The purpose of these retention times is to clean up unused resources, but not so quickly that a failure and restart will cause the data to be deleted.
[Hung] Thanks for the clarification. This concept basically comes from Checkpoint 6: each checkpoint is provided with retentionDuration argument when it's opened. When the last call to checkpoint close is performed, a timer is started with retentionDuration and when the timer expires, data of this checkpoint will be deleted from memory.
To resolve this issue, we must have a checkpoint server which receives checkpoint open and checkpoint close notification (We may already have checkpoint server handler class named CkptServerMsgHandler which may receive and handle incoming msg - I'm not sure, need to check).
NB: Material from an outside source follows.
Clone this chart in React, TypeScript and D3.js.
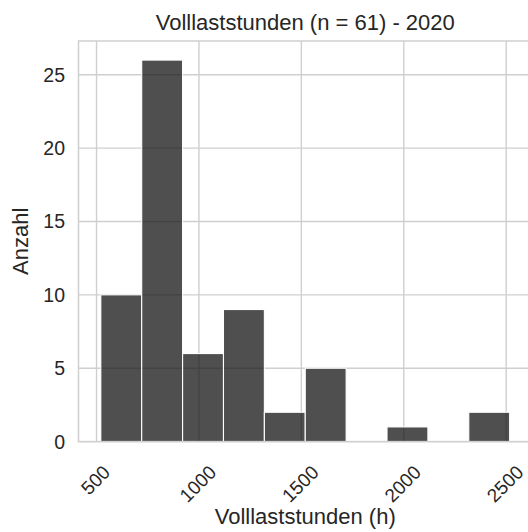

It also starts or stops the timer as needed.
So, implementation for this feature should be:
- Add retentionDuration to the checkpoint constructor
- When a checkpoint is opened, init() function is called then sends notification "CKPT_OPEN"
- On receiving "CKPT_OPEN" notification, server will check if the timer has been started and it is not expired, then server stops the timer and increase the count of ckpt opening
- When a checkpoint is closed (the parent process exits), from the ckpt destructor, sends the notification "CKPT_CLOSE"
- On receiving "CKPT_CLOSE" notification, server will decrease the count of ckpt opening and check if this is the last ckpt close notification, then it starts the timer. If the timer expires and there is no "CKPT_OPEN" within the retentionDuration, the checkpoint data will be deleted from the memory.
[Andrew] This strategy will not work because a process can be killed. If it is killed it will not be able to send the CKPT_CLOSE notification. And the same problem exists with CKPT_OPEN: if SAFplus is killed and restarted we need to start a retention timer for a checkpoint that may not be opened. Instead do it this way:
- Changes to the checkpoint clients:
- When a checkpoint is opened, store the "retention time" in the checkpoint shared memory header (store it as milliseconds for consistency with other stored durations). If multiple processes open the same checkpoint use the maximum retention time (compare your value with the one in shared memory and overwrite if yours is larger).
- Also create a uint64 in the checkpoint header called "openCount". This will track the # of times the checkpoint has been opened.
Also create a SAFplus::ProcSem whose ID is based on the checkpoint handle. "unlock" this ProcSem (adds 1). If the process dies for any reason, the ProcSem will be "locked" (subtracts 1)
Create a CheckpointCleanup class (which will run in safplus_amf, or any other process -- one per node).
- Every 30 (configurable) seconds: For all checkpoints in /dev/shm (their name follows a particular format):
- Read the checkpoint handle from the checkpoint
Create a SAFplus::ProcSem based on that handle
If the value of the ProcSem is zero, start a timer (boost has timers, IIRC) based on the RetentionTime, and remember a local copy of openCount (localOpenCount)
if openCount == localOpenCount (that is, nobody opened the checkpoint during the RetentionTime duration) delete the checkpoint's shared memory
- Every 30 (configurable) seconds: For all checkpoints in /dev/shm (their name follows a particular format):
This approach also has the advantage that no messaging is needed.